- Set exercise -
Leave out the pictures and set down exactly the lines from the start of the listing through the one with "0.987, 0.993, 1.0]", both included.

** Start of Listed records **

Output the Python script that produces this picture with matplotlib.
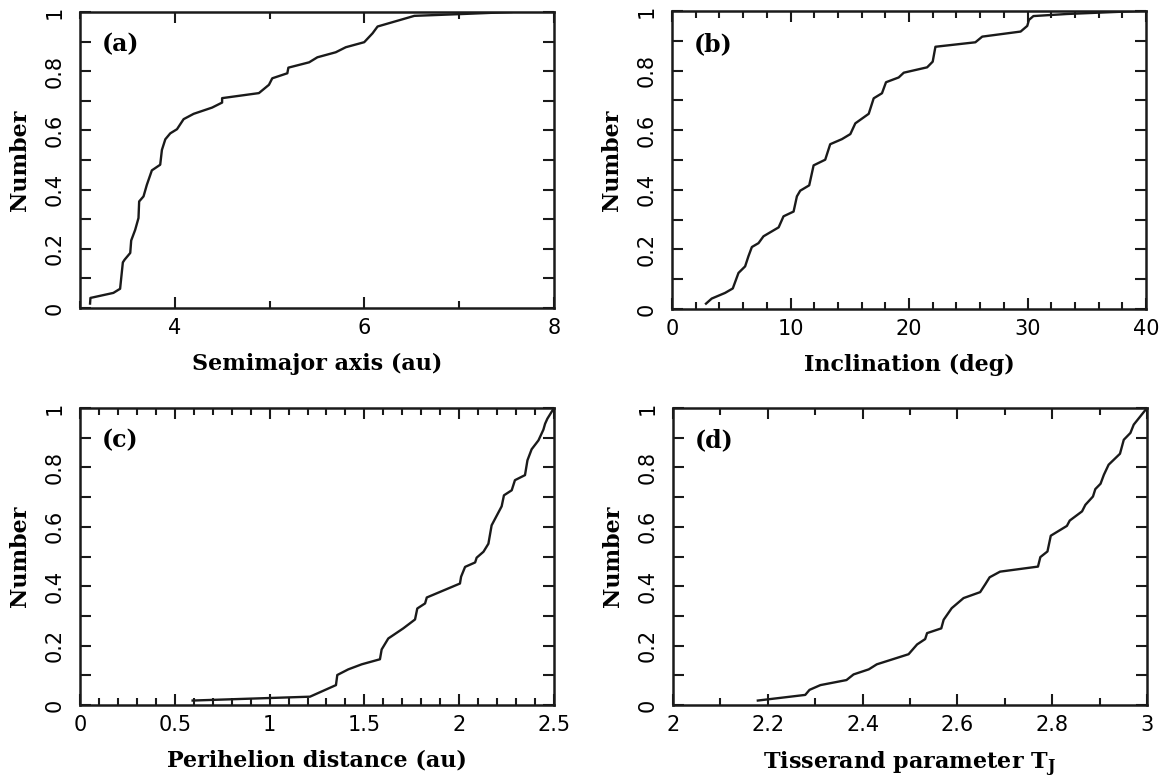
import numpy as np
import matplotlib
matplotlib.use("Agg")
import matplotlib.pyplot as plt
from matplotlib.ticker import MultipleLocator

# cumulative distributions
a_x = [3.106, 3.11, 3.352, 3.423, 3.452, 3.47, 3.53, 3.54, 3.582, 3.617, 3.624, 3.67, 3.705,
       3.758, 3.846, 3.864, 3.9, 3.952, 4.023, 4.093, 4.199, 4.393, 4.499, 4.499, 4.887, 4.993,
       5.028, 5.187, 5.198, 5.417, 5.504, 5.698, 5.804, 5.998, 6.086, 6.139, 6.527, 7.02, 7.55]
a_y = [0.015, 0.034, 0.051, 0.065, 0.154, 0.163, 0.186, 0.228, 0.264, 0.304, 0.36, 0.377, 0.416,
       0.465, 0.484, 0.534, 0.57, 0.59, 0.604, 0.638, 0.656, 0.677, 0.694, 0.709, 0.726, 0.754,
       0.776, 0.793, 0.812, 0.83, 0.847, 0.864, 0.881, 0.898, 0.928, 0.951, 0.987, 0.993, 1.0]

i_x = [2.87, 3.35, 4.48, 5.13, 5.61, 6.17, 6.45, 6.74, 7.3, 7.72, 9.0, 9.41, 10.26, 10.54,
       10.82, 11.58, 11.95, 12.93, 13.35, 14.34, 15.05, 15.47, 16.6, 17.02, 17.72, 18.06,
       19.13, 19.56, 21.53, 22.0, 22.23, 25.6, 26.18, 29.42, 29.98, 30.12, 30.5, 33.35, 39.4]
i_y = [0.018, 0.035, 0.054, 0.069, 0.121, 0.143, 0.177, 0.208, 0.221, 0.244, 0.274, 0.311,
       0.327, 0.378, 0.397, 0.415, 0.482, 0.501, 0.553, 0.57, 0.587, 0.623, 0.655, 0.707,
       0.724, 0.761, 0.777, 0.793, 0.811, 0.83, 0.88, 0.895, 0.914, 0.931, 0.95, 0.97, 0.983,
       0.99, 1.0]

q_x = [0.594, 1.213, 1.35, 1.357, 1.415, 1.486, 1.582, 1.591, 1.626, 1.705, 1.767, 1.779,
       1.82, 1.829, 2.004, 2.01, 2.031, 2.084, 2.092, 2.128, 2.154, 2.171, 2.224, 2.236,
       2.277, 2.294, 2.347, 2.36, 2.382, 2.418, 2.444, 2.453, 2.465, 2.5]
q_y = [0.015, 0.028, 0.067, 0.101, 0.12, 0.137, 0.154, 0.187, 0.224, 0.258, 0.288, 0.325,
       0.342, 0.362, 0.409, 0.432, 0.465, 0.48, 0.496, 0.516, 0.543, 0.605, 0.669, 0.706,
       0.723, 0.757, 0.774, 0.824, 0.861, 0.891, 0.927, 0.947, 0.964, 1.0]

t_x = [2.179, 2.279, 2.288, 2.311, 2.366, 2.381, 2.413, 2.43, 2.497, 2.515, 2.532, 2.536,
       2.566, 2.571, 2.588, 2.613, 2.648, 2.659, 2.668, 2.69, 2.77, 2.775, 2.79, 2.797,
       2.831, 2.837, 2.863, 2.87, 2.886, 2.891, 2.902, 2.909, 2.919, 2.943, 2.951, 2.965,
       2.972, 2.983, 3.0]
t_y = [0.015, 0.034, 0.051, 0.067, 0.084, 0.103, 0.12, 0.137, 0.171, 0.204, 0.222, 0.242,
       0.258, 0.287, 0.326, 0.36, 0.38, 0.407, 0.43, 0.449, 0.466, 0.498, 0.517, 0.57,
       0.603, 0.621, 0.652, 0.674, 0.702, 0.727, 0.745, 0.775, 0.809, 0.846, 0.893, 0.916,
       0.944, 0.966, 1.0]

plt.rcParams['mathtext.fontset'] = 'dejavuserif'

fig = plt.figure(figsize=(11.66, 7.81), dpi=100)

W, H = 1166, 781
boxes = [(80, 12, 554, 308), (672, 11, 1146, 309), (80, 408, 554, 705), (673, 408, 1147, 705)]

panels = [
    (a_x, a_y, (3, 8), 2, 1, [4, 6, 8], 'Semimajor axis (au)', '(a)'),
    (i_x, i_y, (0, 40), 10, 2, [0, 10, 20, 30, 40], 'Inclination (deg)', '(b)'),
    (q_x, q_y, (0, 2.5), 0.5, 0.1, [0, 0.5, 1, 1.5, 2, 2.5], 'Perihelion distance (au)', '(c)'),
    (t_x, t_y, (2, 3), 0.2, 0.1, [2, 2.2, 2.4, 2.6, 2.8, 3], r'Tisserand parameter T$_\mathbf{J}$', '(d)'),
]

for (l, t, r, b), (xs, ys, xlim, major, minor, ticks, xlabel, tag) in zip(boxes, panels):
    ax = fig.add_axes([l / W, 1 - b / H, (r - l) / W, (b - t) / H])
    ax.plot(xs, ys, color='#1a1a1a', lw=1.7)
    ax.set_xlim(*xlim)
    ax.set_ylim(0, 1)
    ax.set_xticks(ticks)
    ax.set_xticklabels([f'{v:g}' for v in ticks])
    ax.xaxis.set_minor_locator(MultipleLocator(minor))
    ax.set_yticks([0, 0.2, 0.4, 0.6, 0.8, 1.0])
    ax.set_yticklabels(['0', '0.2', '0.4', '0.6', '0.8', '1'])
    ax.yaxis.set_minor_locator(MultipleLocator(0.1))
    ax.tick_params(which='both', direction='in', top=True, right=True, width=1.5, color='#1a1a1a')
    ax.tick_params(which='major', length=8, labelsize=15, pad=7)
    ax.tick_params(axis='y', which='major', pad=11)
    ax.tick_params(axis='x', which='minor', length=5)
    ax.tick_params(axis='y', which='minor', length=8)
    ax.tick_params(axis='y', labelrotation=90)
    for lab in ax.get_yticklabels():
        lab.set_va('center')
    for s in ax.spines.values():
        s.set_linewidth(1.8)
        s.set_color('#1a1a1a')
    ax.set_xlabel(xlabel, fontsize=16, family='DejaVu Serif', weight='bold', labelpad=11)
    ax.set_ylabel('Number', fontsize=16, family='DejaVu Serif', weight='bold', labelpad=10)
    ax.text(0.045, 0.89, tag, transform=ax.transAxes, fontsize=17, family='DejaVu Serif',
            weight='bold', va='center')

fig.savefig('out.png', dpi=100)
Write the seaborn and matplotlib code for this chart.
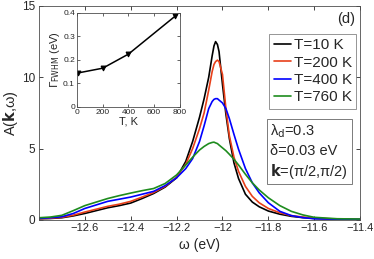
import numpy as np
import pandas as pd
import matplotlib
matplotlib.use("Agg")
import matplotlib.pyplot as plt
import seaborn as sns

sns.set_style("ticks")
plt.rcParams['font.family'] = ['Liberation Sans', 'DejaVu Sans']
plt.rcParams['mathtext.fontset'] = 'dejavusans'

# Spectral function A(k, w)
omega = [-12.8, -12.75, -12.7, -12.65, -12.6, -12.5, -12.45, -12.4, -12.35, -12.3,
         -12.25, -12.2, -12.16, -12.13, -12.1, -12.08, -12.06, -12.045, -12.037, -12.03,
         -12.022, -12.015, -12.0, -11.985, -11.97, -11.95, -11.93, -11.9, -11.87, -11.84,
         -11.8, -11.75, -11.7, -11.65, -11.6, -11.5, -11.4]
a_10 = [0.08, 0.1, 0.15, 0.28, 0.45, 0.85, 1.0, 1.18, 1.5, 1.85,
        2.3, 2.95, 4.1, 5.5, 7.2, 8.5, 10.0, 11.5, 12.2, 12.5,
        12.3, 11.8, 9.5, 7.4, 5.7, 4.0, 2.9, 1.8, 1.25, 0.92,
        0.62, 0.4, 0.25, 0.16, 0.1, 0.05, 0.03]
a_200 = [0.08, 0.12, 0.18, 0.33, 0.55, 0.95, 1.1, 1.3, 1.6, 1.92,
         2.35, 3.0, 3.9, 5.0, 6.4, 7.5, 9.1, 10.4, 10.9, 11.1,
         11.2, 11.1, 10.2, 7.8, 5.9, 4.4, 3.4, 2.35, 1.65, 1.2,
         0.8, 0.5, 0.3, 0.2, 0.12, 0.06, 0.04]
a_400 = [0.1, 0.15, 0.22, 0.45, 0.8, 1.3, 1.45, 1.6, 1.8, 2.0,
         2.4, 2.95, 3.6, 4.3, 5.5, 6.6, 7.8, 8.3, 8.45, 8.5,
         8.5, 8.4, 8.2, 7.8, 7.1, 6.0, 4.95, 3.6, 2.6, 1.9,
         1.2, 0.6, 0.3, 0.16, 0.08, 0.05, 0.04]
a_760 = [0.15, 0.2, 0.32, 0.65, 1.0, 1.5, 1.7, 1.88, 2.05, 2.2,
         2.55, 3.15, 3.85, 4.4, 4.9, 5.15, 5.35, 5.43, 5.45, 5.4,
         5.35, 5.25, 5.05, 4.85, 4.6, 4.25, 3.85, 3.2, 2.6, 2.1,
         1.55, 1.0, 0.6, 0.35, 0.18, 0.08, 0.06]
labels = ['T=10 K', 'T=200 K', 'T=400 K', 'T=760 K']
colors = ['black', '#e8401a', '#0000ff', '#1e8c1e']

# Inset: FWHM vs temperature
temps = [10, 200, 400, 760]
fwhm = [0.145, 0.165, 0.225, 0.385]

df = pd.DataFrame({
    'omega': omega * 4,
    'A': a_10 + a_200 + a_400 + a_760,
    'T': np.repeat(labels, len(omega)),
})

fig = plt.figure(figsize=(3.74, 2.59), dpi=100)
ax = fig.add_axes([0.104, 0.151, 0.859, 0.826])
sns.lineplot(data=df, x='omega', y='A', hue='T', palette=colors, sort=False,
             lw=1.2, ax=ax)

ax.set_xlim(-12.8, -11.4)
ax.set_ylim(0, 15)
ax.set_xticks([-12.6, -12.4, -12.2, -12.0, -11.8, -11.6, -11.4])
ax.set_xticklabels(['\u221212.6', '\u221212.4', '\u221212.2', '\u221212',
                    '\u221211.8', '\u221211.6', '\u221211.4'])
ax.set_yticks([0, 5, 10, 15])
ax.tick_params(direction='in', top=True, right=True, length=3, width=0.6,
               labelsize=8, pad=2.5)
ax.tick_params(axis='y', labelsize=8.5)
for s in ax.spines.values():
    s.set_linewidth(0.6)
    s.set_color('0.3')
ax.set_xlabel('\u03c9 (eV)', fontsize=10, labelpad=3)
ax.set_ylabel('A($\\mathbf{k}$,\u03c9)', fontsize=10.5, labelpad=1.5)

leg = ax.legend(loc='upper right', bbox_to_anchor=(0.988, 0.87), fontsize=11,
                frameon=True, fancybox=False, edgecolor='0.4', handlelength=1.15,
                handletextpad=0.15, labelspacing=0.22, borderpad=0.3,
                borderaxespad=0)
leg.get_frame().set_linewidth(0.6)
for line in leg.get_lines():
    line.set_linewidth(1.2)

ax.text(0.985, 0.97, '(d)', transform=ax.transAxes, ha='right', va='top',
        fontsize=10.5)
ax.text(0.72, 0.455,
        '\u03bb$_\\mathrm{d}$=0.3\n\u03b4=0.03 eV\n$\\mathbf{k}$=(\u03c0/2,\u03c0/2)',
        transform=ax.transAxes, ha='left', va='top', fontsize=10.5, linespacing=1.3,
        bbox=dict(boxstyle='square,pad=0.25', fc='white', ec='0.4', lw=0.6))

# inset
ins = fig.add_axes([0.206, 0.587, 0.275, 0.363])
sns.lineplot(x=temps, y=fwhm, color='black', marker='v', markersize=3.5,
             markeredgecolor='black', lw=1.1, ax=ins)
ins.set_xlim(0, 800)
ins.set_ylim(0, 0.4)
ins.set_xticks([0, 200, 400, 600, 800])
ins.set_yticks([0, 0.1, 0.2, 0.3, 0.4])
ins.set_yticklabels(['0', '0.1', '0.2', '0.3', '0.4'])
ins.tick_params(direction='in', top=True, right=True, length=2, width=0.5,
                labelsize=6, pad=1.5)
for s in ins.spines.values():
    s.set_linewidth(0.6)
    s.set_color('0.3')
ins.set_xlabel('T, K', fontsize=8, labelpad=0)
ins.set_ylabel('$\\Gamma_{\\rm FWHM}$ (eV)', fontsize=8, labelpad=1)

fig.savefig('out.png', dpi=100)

** End of Listed records **

- Written solution -
Output the Python script that produces this picture with matplotlib.
import numpy as np
import matplotlib
matplotlib.use("Agg")
import matplotlib.pyplot as plt
from matplotlib.ticker import MultipleLocator

# cumulative distributions
a_x = [3.106, 3.11, 3.352, 3.423, 3.452, 3.47, 3.53, 3.54, 3.582, 3.617, 3.624, 3.67, 3.705,
       3.758, 3.846, 3.864, 3.9, 3.952, 4.023, 4.093, 4.199, 4.393, 4.499, 4.499, 4.887, 4.993,
       5.028, 5.187, 5.198, 5.417, 5.504, 5.698, 5.804, 5.998, 6.086, 6.139, 6.527, 7.02, 7.55]
a_y = [0.015, 0.034, 0.051, 0.065, 0.154, 0.163, 0.186, 0.228, 0.264, 0.304, 0.36, 0.377, 0.416,
       0.465, 0.484, 0.534, 0.57, 0.59, 0.604, 0.638, 0.656, 0.677, 0.694, 0.709, 0.726, 0.754,
       0.776, 0.793, 0.812, 0.83, 0.847, 0.864, 0.881, 0.898, 0.928, 0.951, 0.987, 0.993, 1.0]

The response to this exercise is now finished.